Google bans political ads in Singapore ahead of polls; Oppn 'disappointed'

Topics Google Inc | Google ads

Google has banned political ads in Singapore ahead of elections, an opposition party said Wednesday, sparking accusations the tech giant was "kowtowing" to the tightly-controlled city's government.

The ban was imposed under controversial new rules aimed at fighting disinformation in the city-state, which critics fear could be used to stifle dissent.

General elections are widely expected within months and weak opposition parties are relying on social media to reach voters in a country where the mainstream media typically backs the long-ruling government.

But the Singapore Democratic Party (SDP), a key opposition group, said that Google had refused their request to buy ads on the site.

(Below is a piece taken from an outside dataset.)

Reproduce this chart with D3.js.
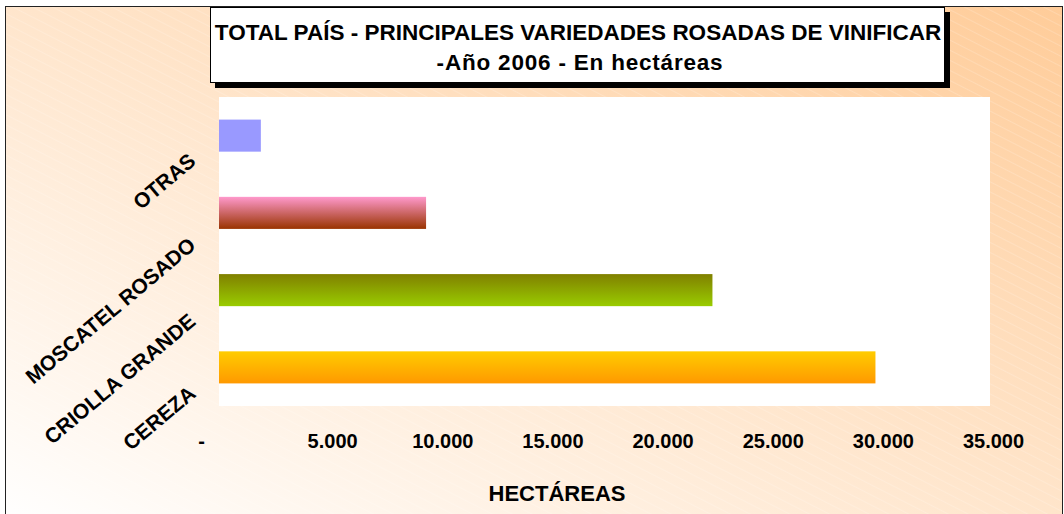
<!DOCTYPE html>
<html>
<head>
<meta charset="utf-8">
<script src="https://cdn.jsdelivr.net/npm/d3@7"></script>
<style>
  body { margin: 0; background: #fff; }
  svg { display: block; font-family: "Liberation Sans", Arial, sans-serif; }
</style>
</head>
<body>
<div id="chart"></div>
<script>
// datos (hectáreas, año 2006)
const variedades = ["OTRAS", "MOSCATEL ROSADO", "CRIOLLA GRANDE", "CEREZA"];
const hectareas = [1900, 9400, 22400, 29800];
const ticks = [0, 5000, 10000, 15000, 20000, 25000, 30000, 35000];
const colorTop = ["#9999FF", "#FF99CC", "#808000", "#FFCC00"];
const colorBottom = ["#9999FF", "#993300", "#99CC00", "#FF9900"];

const width = 1064, height = 514;
const plot = { left: 219, right: 990, top: 97, bottom: 406 };

const svg = d3.select("#chart").append("svg")
    .attr("width", width)
    .attr("height", height);

const defs = svg.append("defs");

// fondo degradado durazno
const bg = defs.append("linearGradient")
    .attr("id", "bg")
    .attr("x1", 1).attr("y1", 0)
    .attr("x2", 0).attr("y2", 1);
bg.append("stop").attr("offset", 0).attr("stop-color", "#FFCC99");
bg.append("stop").attr("offset", 1).attr("stop-color", "#FFFFFF");

const stripes = defs.append("pattern")
    .attr("id", "stripes")
    .attr("patternUnits", "userSpaceOnUse")
    .attr("width", 9).attr("height", 9)
    .attr("patternTransform", "rotate(27)");
stripes.append("line")
    .attr("x1", 0).attr("y1", 0).attr("x2", 9).attr("y2", 0)
    .attr("stroke", "#fff").attr("stroke-opacity", 0.35).attr("stroke-width", 1);

// un degradado vertical por barra
variedades.forEach((v, i) => {
    const g = defs.append("linearGradient")
        .attr("id", "bar" + i)
        .attr("x1", 0).attr("y1", 0).attr("x2", 0).attr("y2", 1);
    g.append("stop").attr("offset", 0).attr("stop-color", colorTop[i]);
    g.append("stop").attr("offset", 1).attr("stop-color", colorBottom[i]);
});

// area del grafico
svg.append("rect")
    .attr("x", 5.5).attr("y", 6.5)
    .attr("width", 1057).attr("height", 520)
    .attr("fill", "url(#bg)")
    .attr("stroke", "#222").attr("stroke-width", 1);
svg.append("rect")
    .attr("x", 6).attr("y", 7)
    .attr("width", 1056).attr("height", 520)
    .attr("fill", "url(#stripes)");

// area de trazado
svg.append("rect")
    .attr("x", plot.left).attr("y", plot.top)
    .attr("width", plot.right - plot.left)
    .attr("height", plot.bottom - plot.top)
    .attr("fill", "#fff");

const x = d3.scaleLinear()
    .domain([0, 35000])
    .range([plot.left, plot.right]);

const y = d3.scaleBand()
    .domain(variedades)
    .range([plot.top, plot.bottom])
    .paddingInner(0.585)
    .paddingOuter(0.2925);

const data = variedades.map((v, i) => ({ name: v, value: hectareas[i], idx: i }));

svg.append("g")
    .selectAll("rect")
    .data(data)
    .join("rect")
    .attr("x", x(0))
    .attr("y", d => y(d.name))
    .attr("width", d => x(d.value) - x(0))
    .attr("height", y.bandwidth())
    .attr("fill", d => "url(#bar" + d.idx + ")");

// eje X (formato contable: 0 se muestra como "-")
const fmt = d3.formatLocale({ decimal: ",", thousands: ".", grouping: [3], currency: ["", ""] }).format(",.0f");
const xAxis = d3.axisBottom(x)
    .tickValues(ticks)
    .tickSize(0)
    .tickFormat(d => d === 0 ? "-" : fmt(d));

const gx = svg.append("g")
    .attr("transform", `translate(0,${plot.bottom})`)
    .call(xAxis);
gx.select(".domain").remove();
gx.selectAll("text")
    .attr("y", 0)
    .attr("dy", 42)
    .attr("dx", d => d === 0 ? -18 : 3)
    .attr("fill", "#000")
    .style("font-family", "'Liberation Sans', Arial, sans-serif")
    .style("font-weight", "bold")
    .style("font-size", "20px");

// eje Y con etiquetas inclinadas
const labels = svg.append("g")
    .selectAll("text")
    .data(data)
    .join("text")
    .attr("text-anchor", "end")
    .attr("font-weight", "bold")
    .attr("font-size", 21)
    .attr("fill", "#000")
    .text(d => d.name);
labels.attr("transform", function(d) {
    const len = this.getComputedTextLength();
    const cy = y(d.name) + y.bandwidth() / 2 + 24 + 0.05 * len;
    return `translate(197,${cy}) rotate(-40)`;
});

svg.append("text")
    .attr("x", 557)
    .attr("y", 501)
    .attr("text-anchor", "middle")
    .attr("font-weight", "bold")
    .attr("font-size", 22)
    .text("HECTÁREAS");

// titulo con sombra
const title = svg.append("g");
title.append("rect")
    .attr("x", 215).attr("y", 12)
    .attr("width", 735).attr("height", 76)
    .attr("fill", "#000");
title.append("rect")
    .attr("x", 210.5).attr("y", 7.5)
    .attr("width", 734).attr("height", 75)
    .attr("fill", "#fff")
    .attr("stroke", "#000").attr("stroke-width", 1);
title.append("text")
    .attr("x", 578).attr("y", 40)
    .attr("text-anchor", "middle")
    .attr("font-weight", "bold")
    .attr("font-size", 22.5)
    .text("TOTAL PAÍS - PRINCIPALES VARIEDADES ROSADAS DE VINIFICAR");
title.append("text")
    .attr("x", 580).attr("y", 70)
    .attr("text-anchor", "middle")
    .attr("font-weight", "bold")
    .attr("font-size", 22.5)
    .attr("letter-spacing", 0.8)
    .text("-Año 2006 - En hectáreas");
</script>
</body>
</html>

Google had cited the new regulations, which prohibit adverts seeking to influence public opinion, according to correspondence between the US firm and the party posted on the SDP website by chairman Paul Tambyah.

"We have been highly dependent on social media and the internet to get our message across to the people of Singapore," Tambyah said in a letter to Google chief executive Sundar Pichai.

"This new policy is alarming and very disappointing." Ted Osius, Google's vice president for government affairs and public policy, replied that banning political ads "was not an easy decision to make", according to a copy of his letter posted by the party.

Google, which has its regional headquarters in Singapore, did not immediately respond to requests for comment.

Tambyah's party does not currently hold any seats in parliament, and the city's fractious opposition groups are not seen as a threat to the long-ruling People's Action Party.

Brad Bowyer, a member of another opposition group, the Progress Singapore Party, told AFP it was "very disheartening when the national media is controlled and now social media is kowtowing".